● **Data shown**
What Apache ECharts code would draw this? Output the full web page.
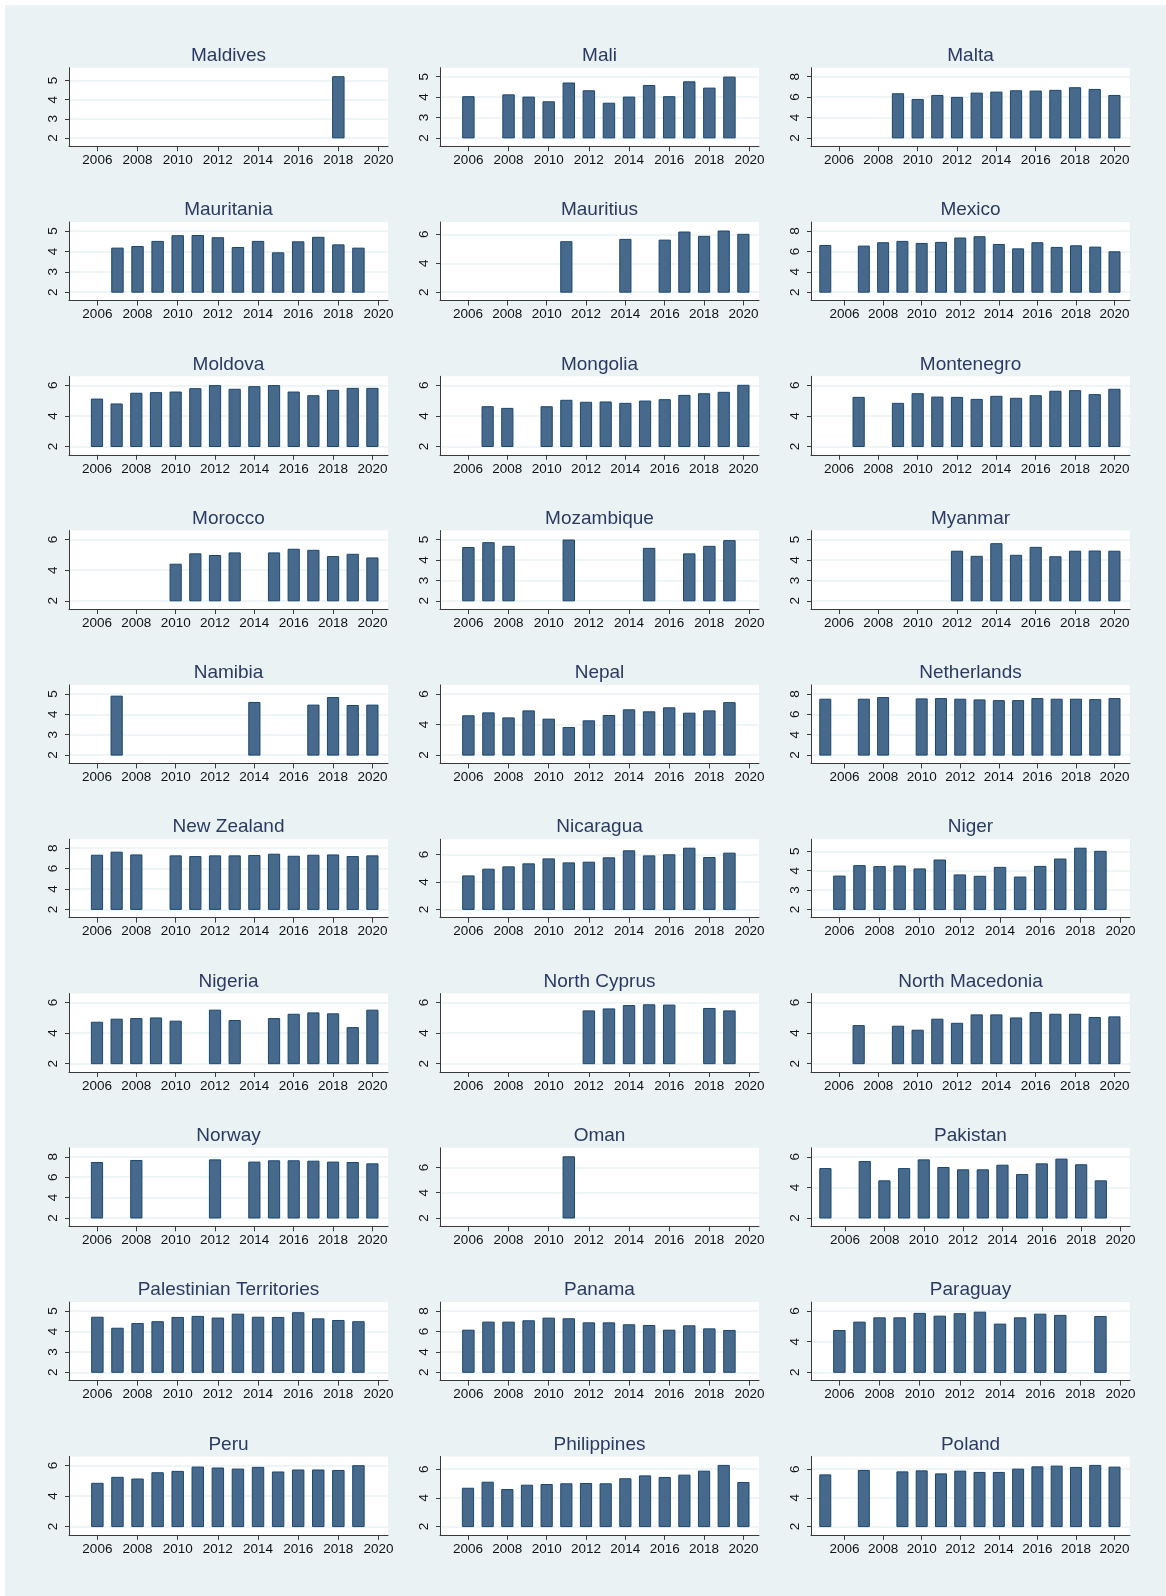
<!DOCTYPE html>
<html>
<head>
<meta charset="utf-8">
<script src="https://cdn.jsdelivr.net/npm/echarts@6/dist/echarts.min.js"></script>
<style>
html,body{margin:0;padding:0;background:#ffffff;}
#c{width:1166px;height:1596px;}
</style>
</head>
<body>
<div id="c"></div>
<script>
// ---- data (years 2005..2020, null = no survey) ----
const years = [2005,2006,2007,2008,2009,2010,2011,2012,2013,2014,2015,2016,2017,2018,2019,2020];
const xTicks = [2006,2008,2010,2012,2014,2016,2018,2020];
const ticks2to5 = [2,3,4,5];
const ticks2to6 = [2,4,6];
const ticks2to8 = [2,4,6,8];
const _ = null;

const maldives     = [_,_,_,_,_,_,_,_,_,_,_,_,_,5.2,_,_];
const mali         = [_,4.02,_,4.11,4.0,3.77,4.69,4.31,3.70,4.0,4.57,4.02,4.75,4.44,4.98,_];
const malta        = [_,_,_,_,6.33,5.77,6.16,5.97,6.39,6.49,6.62,6.59,6.66,6.92,6.75,6.16];
const mauritania   = [_,_,4.16,4.24,4.49,4.77,4.78,4.67,4.19,4.49,3.93,4.47,4.69,4.32,4.16,_];
const mauritius    = [_,_,_,_,_,_,5.49,_,_,5.65,_,5.60,6.16,5.86,6.23,6.0];
const mexico       = [6.58,_,6.52,6.85,6.98,6.78,6.88,7.31,7.44,6.68,6.25,6.85,6.39,6.55,6.42,5.96];
const moldova      = [_,5.10,4.78,5.48,5.52,5.56,5.78,5.98,5.74,5.91,5.98,5.56,5.32,5.67,5.80,5.80];
const mongolia     = [_,_,4.60,4.49,_,4.60,5.02,4.89,4.91,4.82,4.97,5.06,5.34,5.45,5.54,6.0];
const montenegro   = [_,_,5.21,_,4.82,5.45,5.23,5.21,5.08,5.28,5.15,5.32,5.61,5.65,5.39,5.74];
const morocco      = [_,_,_,_,_,4.39,5.07,4.96,5.13,_,5.13,5.37,5.30,4.89,5.04,4.80];
const mozambique   = [_,4.61,4.85,4.67,_,_,4.98,_,_,_,4.57,_,4.30,4.67,4.95,_];
const myanmar      = [_,_,_,_,_,_,_,4.43,4.18,4.80,4.23,4.62,4.16,4.43,4.44,4.43];
const namibia      = [_,_,4.89,_,_,_,_,_,_,4.58,_,_,4.45,4.82,4.43,4.45];
const nepal        = [_,4.57,4.76,4.43,4.89,4.35,3.80,4.24,4.59,4.96,4.83,5.09,4.74,4.89,5.43,_];
const netherlands  = [7.48,_,7.48,7.64,_,7.51,7.54,7.48,7.41,7.34,7.34,7.54,7.48,7.48,7.44,7.54];
const newZealand   = [_,7.31,7.61,7.34,_,7.25,7.18,7.25,7.25,7.28,7.41,7.21,7.31,7.34,7.18,7.25];
const nicaragua    = [_,4.44,4.93,5.10,5.32,5.68,5.39,5.44,5.76,6.27,5.90,5.98,6.46,5.78,6.10,_];
const niger        = [_,3.72,4.26,4.21,4.24,4.09,4.55,3.78,3.71,4.17,3.67,4.22,4.60,5.16,5.0,_];
const nigeria      = [_,4.71,4.91,4.95,4.99,4.78,_,5.50,4.82,_,4.95,5.23,5.32,5.26,4.36,5.50];
const northCyprus  = [_,_,_,_,_,_,_,5.45,5.58,5.80,5.85,5.83,_,5.61,5.45,_];
const northMacedonia = [_,_,4.49,_,4.45,4.19,4.91,4.64,5.19,5.19,4.99,5.34,5.23,5.23,5.02,5.06];
const norway       = [_,7.44,_,7.64,_,_,_,7.70,_,7.48,7.61,7.61,7.57,7.48,7.44,7.31];
const oman         = [_,_,_,_,_,_,6.84,_,_,_,_,_,_,_,_,_];
const pakistan     = [5.23,_,5.69,4.43,5.23,5.80,5.30,5.15,5.15,5.45,4.84,5.54,5.85,5.48,4.43,_];
const palestine    = [_,4.70,4.16,4.39,4.48,4.69,4.74,4.66,4.85,4.70,4.69,4.92,4.62,4.54,4.48,_];
const panama       = [_,6.13,6.92,6.92,7.05,7.31,7.25,6.85,6.85,6.66,6.59,6.13,6.56,6.26,6.10,_];
const paraguay     = [_,4.73,5.28,5.56,5.56,5.85,5.67,5.83,5.93,5.15,5.56,5.80,5.72,_,5.65,_];
const peru         = [_,4.83,5.22,5.11,5.52,5.61,5.89,5.83,5.76,5.87,5.57,5.70,5.70,5.67,5.98,_];
const philippines  = [_,4.67,5.09,4.58,4.88,4.93,4.98,5.00,4.98,5.33,5.53,5.42,5.58,5.86,6.26,5.07];
const poland       = [5.60,_,5.91,_,5.81,5.88,5.67,5.86,5.77,5.77,6.00,6.16,6.21,6.12,6.26,6.14];

const panels = [
  ["Maldives", maldives, ticks2to5], ["Mali", mali, ticks2to5], ["Malta", malta, ticks2to8],
  ["Mauritania", mauritania, ticks2to5], ["Mauritius", mauritius, ticks2to6], ["Mexico", mexico, ticks2to8],
  ["Moldova", moldova, ticks2to6], ["Mongolia", mongolia, ticks2to6], ["Montenegro", montenegro, ticks2to6],
  ["Morocco", morocco, ticks2to6], ["Mozambique", mozambique, ticks2to5], ["Myanmar", myanmar, ticks2to5],
  ["Namibia", namibia, ticks2to5], ["Nepal", nepal, ticks2to6], ["Netherlands", netherlands, ticks2to8],
  ["New Zealand", newZealand, ticks2to8], ["Nicaragua", nicaragua, ticks2to6], ["Niger", niger, ticks2to5],
  ["Nigeria", nigeria, ticks2to6], ["North Cyprus", northCyprus, ticks2to6], ["North Macedonia", northMacedonia, ticks2to6],
  ["Norway", norway, ticks2to8], ["Oman", oman, ticks2to6], ["Pakistan", pakistan, ticks2to6],
  ["Palestinian Territories", palestine, ticks2to5], ["Panama", panama, ticks2to8], ["Paraguay", paraguay, ticks2to6],
  ["Peru", peru, ticks2to6], ["Philippines", philippines, ticks2to6], ["Poland", poland, ticks2to6]
];

// ---- layout / style ----
const COL_LEFT = [69, 440, 811];
const PW = 319, PH = 78.5;
const ROW_TOP0 = 67.7, PITCH = 154.3;
const ML = 8.3, MR = 9.5, MB = 8.3, MT = 9.0;
const BAR_HALF = 0.285, BAR_BASE = 2;
const FILL = '#476a8c', EDGE = '#1a476f';
const BG = '#eaf2f3';
const FONT = "'Liberation Sans', Arial, Helvetica, sans-serif";

function renderBar(params, api) {
  const x = api.value(0), v = api.value(1);
  const a = api.coord([x - BAR_HALF, v]);
  const b = api.coord([x + BAR_HALF, BAR_BASE]);
  return {
    type: 'rect',
    shape: { x: a[0], y: a[1], width: b[0] - a[0], height: b[1] - a[1] },
    style: { fill: FILL, stroke: EDGE, lineWidth: 1 }
  };
}

const grids = [], xAxes = [], yAxes = [], series = [];
const graphics = [{
  type: 'rect', z: -10, silent: true,
  shape: { x: 5, y: 5, width: 1166 - 5, height: 1596 - 5 },
  style: { fill: BG }
}];

panels.forEach((p, i) => {
  const name = p[0], vals = p[1], ticks = p[2];
  const col = i % 3, row = Math.floor(i / 3);
  const left = COL_LEFT[col], top = ROW_TOP0 + row * PITCH;
  const pts = [];
  years.forEach((y, k) => { if (vals[k] !== null) pts.push([y, vals[k]]); });
  const yrs = pts.map(d => d[0]);
  const lo = Math.min(2005, Math.min(...yrs) - 0.31);
  const hi = Math.max(2020, Math.max(...yrs) + 0.31);
  const ppy = (PW - ML - MR) / (hi - lo);
  const vmax = Math.max(ticks[ticks.length - 1], ...pts.map(d => d[1]));
  const ppu = (PH - MB - MT) / (vmax - 2);

  grids.push({ left: left, top: top, width: PW, height: PH, show: true,
    backgroundColor: '#ffffff', borderWidth: 0 });
  xAxes.push({
    type: 'value', gridIndex: i, position: 'bottom',
    min: lo - ML / ppy, max: hi + MR / ppy,
    axisLine: { show: true, onZero: false, lineStyle: { color: '#3a3a3a', width: 1 } },
    axisTick: { show: true, customValues: xTicks, length: 5, lineStyle: { color: '#3a3a3a', width: 1 } },
    axisLabel: { customValues: xTicks, margin: 7, color: '#111', fontSize: 13.5, fontFamily: FONT,
      formatter: v => String(v) },
    splitLine: { show: false }
  });
  yAxes.push({
    type: 'value', gridIndex: i, position: 'left',
    min: 2 - MB / ppu, max: vmax + MT / ppu,
    axisLine: { show: true, onZero: false, lineStyle: { color: '#3a3a3a', width: 1 } },
    axisTick: { show: true, customValues: ticks, length: 4, lineStyle: { color: '#3a3a3a', width: 1 } },
    axisLabel: { customValues: ticks, rotate: 90, margin: 9, color: '#111', fontSize: 13.5, fontFamily: FONT,
      formatter: v => String(v) },
    splitLine: { show: true, lineStyle: { color: BG, width: 1.5 } }
  });
  series.push({ type: 'custom', name: name, xAxisIndex: i, yAxisIndex: i, data: pts,
    renderItem: renderBar, silent: true, animation: false });
  graphics.push({
    type: 'text', x: left + PW / 2, y: top - 12, silent: true,
    style: { text: name, align: 'center', verticalAlign: 'middle',
      fontSize: 19, fontFamily: FONT, fill: '#2a3a64' }
  });
});

const chart = echarts.init(document.getElementById('c'), null, { renderer: 'canvas', width: 1166, height: 1596 });
chart.setOption({
  animation: false,
  backgroundColor: '#ffffff',
  grid: grids, xAxis: xAxes, yAxis: yAxes, series: series,
  graphic: graphics
});
</script>
</body>
</html>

● **Work to complete**
Repeat, with no pictures, each line from the beginning of the data through the line containing "const _ = null;", inclusive.

● **In response**
What Apache ECharts code would draw this? Output the full web page.
<!DOCTYPE html>
<html>
<head>
<meta charset="utf-8">
<script src="https://cdn.jsdelivr.net/npm/echarts@6/dist/echarts.min.js"></script>
<style>
html,body{margin:0;padding:0;background:#ffffff;}
#c{width:1166px;height:1596px;}
</style>
</head>
<body>
<div id="c"></div>
<script>
// ---- data (years 2005..2020, null = no survey) ----
const years = [2005,2006,2007,2008,2009,2010,2011,2012,2013,2014,2015,2016,2017,2018,2019,2020];
const xTicks = [2006,2008,2010,2012,2014,2016,2018,2020];
const ticks2to5 = [2,3,4,5];
const ticks2to6 = [2,4,6];
const ticks2to8 = [2,4,6,8];
const _ = null;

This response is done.